* **GIVEN INSTRUCTION**:
Look through the data below and return each line where "file" appears.

* **INFORMATION SHOWN**:

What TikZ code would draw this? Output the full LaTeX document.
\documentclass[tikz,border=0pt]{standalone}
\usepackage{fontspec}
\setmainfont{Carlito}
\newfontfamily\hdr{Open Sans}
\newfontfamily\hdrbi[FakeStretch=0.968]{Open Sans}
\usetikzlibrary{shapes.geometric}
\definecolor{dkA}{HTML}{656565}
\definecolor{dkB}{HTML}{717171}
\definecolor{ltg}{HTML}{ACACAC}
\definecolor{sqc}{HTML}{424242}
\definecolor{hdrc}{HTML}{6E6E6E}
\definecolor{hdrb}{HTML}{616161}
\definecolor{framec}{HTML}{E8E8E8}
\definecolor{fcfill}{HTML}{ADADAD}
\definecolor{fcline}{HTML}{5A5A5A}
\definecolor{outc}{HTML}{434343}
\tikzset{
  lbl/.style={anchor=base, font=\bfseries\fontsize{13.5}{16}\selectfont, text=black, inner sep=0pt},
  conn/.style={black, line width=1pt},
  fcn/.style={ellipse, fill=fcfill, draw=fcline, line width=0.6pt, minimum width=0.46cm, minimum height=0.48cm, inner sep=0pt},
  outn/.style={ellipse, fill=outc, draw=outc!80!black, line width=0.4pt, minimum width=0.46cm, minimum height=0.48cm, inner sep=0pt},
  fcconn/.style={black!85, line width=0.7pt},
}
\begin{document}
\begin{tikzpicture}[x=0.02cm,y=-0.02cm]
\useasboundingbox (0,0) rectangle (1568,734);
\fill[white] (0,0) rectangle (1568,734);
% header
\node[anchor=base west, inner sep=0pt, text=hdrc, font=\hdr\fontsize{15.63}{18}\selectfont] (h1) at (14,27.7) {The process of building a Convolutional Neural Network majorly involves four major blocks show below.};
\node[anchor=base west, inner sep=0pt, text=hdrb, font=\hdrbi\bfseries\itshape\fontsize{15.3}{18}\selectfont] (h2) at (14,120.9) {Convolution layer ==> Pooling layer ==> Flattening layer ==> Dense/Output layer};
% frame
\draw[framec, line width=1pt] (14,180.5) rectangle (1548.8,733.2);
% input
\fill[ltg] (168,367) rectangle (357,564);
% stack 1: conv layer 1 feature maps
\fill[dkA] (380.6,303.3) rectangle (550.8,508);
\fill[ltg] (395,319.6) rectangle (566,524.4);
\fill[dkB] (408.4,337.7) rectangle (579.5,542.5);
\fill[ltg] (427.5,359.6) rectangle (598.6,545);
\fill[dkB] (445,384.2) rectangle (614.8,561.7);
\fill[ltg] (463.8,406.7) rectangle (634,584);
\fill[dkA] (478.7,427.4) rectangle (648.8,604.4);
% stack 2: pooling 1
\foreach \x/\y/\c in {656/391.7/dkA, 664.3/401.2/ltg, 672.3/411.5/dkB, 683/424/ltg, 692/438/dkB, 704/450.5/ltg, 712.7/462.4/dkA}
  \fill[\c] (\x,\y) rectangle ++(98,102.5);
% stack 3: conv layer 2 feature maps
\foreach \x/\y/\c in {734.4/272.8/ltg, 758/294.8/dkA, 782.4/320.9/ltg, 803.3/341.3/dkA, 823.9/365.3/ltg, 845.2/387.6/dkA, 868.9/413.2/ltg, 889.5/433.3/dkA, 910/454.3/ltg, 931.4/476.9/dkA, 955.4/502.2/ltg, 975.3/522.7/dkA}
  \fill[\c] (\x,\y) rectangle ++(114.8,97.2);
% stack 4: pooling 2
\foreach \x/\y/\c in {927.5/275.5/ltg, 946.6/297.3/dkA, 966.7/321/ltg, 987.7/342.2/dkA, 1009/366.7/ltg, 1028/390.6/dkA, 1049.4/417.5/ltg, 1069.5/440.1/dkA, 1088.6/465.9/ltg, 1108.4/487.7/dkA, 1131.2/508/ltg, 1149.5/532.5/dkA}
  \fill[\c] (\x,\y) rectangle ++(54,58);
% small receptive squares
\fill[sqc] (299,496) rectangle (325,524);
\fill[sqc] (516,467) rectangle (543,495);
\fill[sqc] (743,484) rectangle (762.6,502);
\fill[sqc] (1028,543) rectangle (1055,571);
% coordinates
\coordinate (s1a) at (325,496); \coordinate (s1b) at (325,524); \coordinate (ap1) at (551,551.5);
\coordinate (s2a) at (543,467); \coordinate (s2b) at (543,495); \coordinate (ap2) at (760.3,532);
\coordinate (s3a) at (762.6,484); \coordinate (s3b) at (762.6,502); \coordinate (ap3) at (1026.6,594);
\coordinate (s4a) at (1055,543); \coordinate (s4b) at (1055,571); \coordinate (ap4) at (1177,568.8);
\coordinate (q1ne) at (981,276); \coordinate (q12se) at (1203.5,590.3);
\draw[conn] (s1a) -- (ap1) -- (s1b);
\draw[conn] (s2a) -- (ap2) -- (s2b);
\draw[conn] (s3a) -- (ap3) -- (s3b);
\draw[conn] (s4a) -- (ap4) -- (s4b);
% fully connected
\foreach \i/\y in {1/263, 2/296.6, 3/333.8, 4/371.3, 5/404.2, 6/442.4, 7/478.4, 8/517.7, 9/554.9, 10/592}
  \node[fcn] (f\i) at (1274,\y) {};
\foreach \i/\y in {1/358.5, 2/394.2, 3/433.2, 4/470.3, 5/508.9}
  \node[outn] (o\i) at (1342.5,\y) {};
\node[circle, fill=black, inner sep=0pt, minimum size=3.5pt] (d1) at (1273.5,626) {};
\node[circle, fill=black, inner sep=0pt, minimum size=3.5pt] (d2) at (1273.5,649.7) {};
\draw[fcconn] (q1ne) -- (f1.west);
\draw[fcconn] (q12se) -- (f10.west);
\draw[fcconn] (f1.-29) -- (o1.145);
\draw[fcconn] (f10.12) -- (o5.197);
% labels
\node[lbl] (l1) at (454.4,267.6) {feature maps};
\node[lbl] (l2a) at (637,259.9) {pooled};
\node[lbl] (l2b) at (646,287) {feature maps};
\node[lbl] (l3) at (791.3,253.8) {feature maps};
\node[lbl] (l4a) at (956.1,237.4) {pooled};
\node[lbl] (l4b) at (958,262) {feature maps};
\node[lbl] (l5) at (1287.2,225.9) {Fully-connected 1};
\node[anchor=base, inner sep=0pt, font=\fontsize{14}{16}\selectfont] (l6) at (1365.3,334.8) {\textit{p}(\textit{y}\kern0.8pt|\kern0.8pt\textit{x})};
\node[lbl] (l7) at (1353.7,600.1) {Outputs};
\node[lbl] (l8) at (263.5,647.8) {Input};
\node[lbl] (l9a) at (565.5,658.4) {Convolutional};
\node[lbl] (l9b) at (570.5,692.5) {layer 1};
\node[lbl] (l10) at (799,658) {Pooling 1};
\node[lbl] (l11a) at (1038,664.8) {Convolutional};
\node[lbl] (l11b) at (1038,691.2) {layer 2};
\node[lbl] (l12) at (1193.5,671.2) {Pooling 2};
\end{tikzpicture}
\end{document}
---
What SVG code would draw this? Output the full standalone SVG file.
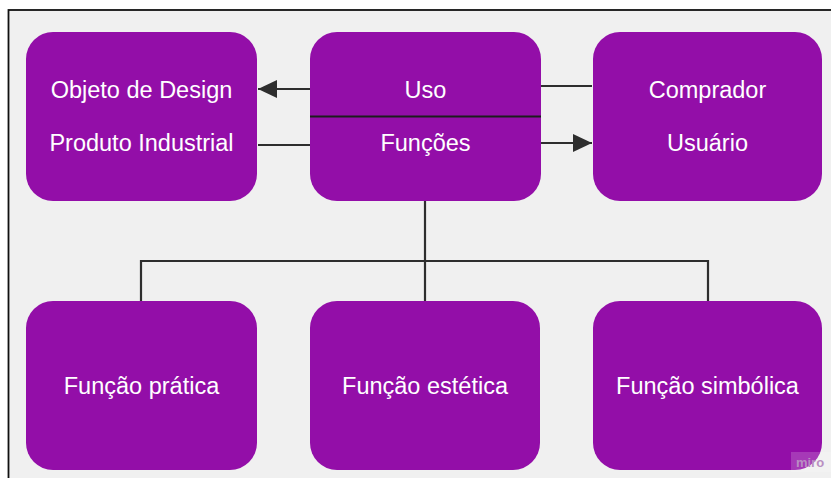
...
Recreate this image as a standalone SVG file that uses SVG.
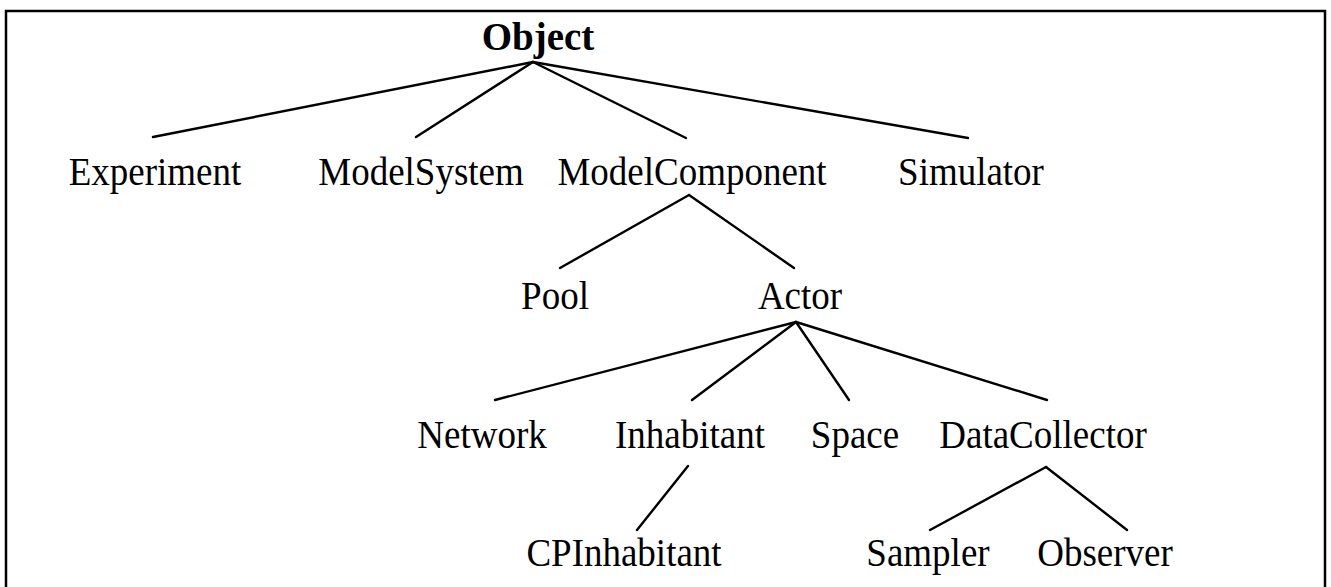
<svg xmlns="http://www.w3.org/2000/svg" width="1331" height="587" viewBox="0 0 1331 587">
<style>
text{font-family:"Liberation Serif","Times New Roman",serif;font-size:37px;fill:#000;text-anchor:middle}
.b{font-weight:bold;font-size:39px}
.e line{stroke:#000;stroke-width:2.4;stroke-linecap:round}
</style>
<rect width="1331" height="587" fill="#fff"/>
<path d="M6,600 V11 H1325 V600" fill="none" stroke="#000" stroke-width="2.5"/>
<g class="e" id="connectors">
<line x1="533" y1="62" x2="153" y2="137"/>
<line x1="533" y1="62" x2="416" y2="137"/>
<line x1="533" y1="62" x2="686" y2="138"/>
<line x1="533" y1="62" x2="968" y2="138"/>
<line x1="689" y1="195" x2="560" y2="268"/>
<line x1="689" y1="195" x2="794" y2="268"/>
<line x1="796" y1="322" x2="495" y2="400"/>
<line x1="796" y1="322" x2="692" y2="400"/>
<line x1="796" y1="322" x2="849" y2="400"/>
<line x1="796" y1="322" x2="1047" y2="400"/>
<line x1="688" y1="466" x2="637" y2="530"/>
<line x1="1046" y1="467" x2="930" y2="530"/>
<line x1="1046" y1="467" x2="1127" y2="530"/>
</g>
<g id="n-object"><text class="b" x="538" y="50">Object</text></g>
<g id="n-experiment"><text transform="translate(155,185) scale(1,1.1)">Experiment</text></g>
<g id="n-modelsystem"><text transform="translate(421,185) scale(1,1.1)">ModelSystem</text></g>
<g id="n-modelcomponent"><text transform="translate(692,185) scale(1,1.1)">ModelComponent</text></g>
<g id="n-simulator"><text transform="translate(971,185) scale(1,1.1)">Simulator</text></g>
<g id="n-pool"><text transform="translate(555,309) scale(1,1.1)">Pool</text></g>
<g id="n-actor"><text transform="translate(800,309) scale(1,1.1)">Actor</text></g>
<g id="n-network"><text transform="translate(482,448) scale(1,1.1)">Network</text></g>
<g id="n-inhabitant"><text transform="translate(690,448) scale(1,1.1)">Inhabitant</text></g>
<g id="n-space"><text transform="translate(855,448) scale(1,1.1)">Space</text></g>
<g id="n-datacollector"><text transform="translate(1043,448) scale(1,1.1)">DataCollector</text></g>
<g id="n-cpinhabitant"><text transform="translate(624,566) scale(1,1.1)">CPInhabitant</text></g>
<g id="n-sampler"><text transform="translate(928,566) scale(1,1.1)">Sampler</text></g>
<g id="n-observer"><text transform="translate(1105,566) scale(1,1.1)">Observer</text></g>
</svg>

* **EXERCISE RESULT**:
What SVG code would draw this? Output the full standalone SVG file.
Recreate this image as a standalone SVG file that uses SVG.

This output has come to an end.